Instruction: In how many lines of the data does the word "that" appear? Give the number by itself.

============================================================

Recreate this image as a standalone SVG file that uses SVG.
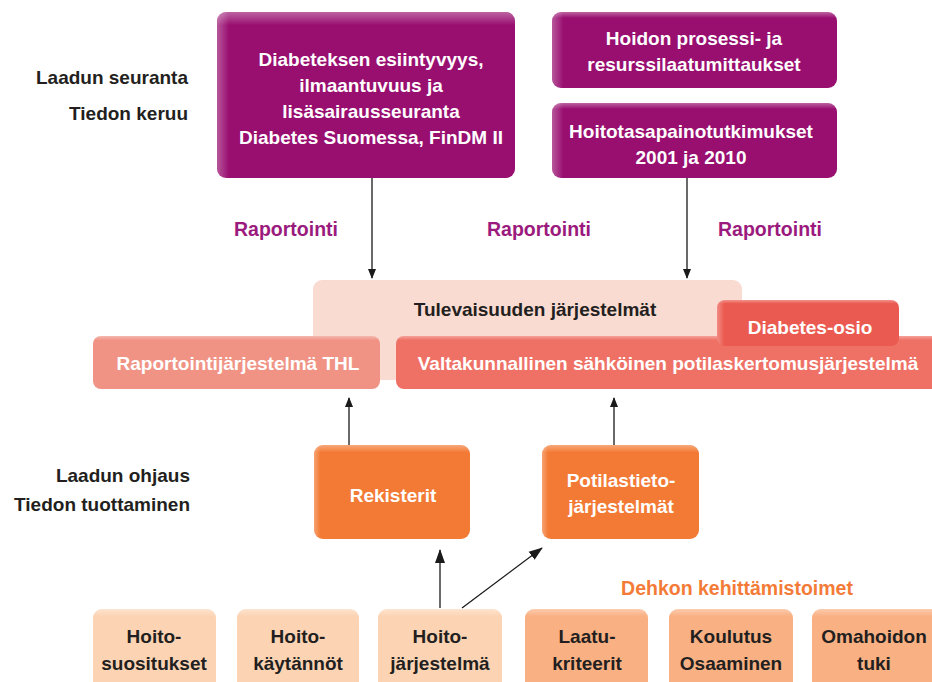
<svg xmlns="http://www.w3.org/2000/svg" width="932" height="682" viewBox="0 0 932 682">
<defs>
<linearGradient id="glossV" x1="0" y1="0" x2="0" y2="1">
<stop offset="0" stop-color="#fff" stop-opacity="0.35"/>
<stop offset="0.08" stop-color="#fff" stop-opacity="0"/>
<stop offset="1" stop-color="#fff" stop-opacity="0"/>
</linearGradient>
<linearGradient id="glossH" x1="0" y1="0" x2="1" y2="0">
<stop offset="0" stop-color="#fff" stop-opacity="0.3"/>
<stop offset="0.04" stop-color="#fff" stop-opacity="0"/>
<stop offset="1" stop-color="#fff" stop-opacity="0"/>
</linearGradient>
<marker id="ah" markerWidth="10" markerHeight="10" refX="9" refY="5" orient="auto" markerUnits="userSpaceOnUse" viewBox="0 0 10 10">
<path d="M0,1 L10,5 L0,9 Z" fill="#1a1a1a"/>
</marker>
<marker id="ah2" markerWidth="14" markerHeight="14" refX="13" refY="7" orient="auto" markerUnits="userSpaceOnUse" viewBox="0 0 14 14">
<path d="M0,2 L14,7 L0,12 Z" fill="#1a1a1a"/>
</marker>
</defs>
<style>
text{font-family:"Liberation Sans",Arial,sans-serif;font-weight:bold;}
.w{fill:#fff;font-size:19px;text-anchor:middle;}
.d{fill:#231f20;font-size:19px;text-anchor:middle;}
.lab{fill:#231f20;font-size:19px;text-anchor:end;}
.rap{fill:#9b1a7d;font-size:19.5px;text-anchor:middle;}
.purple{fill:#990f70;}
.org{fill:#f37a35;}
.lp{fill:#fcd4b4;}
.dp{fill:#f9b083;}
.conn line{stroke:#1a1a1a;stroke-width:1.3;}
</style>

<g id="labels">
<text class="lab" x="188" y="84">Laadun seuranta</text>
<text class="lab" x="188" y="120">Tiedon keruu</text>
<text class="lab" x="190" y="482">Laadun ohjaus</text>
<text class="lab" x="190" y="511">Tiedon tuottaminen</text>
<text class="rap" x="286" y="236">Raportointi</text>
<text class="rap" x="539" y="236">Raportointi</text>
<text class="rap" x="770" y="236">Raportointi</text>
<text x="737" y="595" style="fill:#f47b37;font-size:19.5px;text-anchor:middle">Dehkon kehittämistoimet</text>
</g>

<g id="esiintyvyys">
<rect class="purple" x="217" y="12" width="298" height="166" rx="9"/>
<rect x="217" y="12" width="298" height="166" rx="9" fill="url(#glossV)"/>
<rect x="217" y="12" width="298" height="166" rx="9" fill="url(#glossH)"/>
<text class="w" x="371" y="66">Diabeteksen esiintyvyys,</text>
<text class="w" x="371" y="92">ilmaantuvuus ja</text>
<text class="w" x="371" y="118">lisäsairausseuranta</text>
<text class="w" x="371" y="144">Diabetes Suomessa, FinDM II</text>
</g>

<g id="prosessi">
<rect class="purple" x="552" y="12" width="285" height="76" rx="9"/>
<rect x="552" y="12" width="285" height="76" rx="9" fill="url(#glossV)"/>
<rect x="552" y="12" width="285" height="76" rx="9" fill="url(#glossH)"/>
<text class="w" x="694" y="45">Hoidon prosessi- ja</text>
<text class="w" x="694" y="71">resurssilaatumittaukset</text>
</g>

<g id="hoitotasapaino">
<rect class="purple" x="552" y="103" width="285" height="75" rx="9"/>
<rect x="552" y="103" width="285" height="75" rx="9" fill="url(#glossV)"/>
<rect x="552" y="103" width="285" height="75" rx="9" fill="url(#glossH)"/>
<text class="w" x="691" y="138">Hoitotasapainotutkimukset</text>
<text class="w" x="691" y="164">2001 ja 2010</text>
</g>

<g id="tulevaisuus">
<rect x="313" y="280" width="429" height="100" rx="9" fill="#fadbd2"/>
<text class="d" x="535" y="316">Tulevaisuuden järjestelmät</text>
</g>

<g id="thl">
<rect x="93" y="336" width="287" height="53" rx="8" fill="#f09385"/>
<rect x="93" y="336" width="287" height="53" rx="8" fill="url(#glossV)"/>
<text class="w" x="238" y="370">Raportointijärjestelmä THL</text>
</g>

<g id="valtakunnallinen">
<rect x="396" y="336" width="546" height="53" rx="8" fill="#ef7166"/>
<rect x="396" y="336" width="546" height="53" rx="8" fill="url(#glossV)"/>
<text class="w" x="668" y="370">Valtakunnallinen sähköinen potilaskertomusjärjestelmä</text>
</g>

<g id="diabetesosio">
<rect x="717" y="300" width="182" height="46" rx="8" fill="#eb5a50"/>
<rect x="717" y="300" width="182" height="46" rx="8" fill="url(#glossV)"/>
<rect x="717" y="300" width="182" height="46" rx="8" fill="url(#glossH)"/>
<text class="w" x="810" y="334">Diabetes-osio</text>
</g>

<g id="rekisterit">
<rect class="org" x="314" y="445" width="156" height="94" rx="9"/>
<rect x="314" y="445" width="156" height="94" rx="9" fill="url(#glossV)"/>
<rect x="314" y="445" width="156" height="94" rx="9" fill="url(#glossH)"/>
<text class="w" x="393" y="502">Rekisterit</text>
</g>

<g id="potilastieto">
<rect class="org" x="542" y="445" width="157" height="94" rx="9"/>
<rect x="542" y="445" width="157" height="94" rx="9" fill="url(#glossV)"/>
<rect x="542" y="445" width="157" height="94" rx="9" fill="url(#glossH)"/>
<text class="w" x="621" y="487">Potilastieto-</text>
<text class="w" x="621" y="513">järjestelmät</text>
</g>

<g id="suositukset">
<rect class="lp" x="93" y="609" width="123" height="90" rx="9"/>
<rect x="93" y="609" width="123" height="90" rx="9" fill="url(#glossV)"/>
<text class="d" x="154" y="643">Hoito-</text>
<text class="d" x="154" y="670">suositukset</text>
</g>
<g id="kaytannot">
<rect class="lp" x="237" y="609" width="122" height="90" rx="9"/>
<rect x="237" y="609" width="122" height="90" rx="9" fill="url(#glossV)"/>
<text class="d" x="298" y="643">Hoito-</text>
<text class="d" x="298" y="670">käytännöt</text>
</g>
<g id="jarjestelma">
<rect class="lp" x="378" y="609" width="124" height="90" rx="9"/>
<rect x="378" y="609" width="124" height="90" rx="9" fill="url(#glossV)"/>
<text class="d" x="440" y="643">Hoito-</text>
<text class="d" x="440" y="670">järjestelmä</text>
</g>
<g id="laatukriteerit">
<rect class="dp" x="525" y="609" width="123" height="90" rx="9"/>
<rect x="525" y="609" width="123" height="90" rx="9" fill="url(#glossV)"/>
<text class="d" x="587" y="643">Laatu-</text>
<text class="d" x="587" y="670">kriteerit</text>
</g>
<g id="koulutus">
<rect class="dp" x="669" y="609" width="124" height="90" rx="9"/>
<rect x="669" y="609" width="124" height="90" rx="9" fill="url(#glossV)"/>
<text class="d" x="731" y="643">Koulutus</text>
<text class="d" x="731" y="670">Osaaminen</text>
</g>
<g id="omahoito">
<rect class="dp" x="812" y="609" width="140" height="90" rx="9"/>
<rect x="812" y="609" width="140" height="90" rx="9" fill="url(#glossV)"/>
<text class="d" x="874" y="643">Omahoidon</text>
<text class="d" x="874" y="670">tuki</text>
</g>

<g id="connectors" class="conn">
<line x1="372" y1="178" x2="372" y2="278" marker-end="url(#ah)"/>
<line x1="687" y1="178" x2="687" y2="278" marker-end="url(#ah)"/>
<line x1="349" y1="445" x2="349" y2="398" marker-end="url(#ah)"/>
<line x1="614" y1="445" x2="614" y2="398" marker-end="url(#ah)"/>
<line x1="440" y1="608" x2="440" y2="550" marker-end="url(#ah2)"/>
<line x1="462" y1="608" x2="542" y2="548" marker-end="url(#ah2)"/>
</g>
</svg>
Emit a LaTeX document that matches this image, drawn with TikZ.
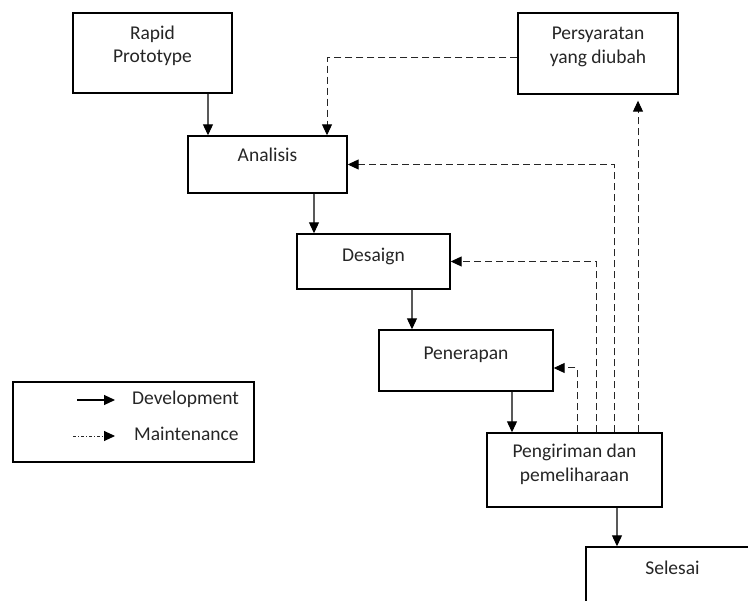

============================================================

The completed task: 2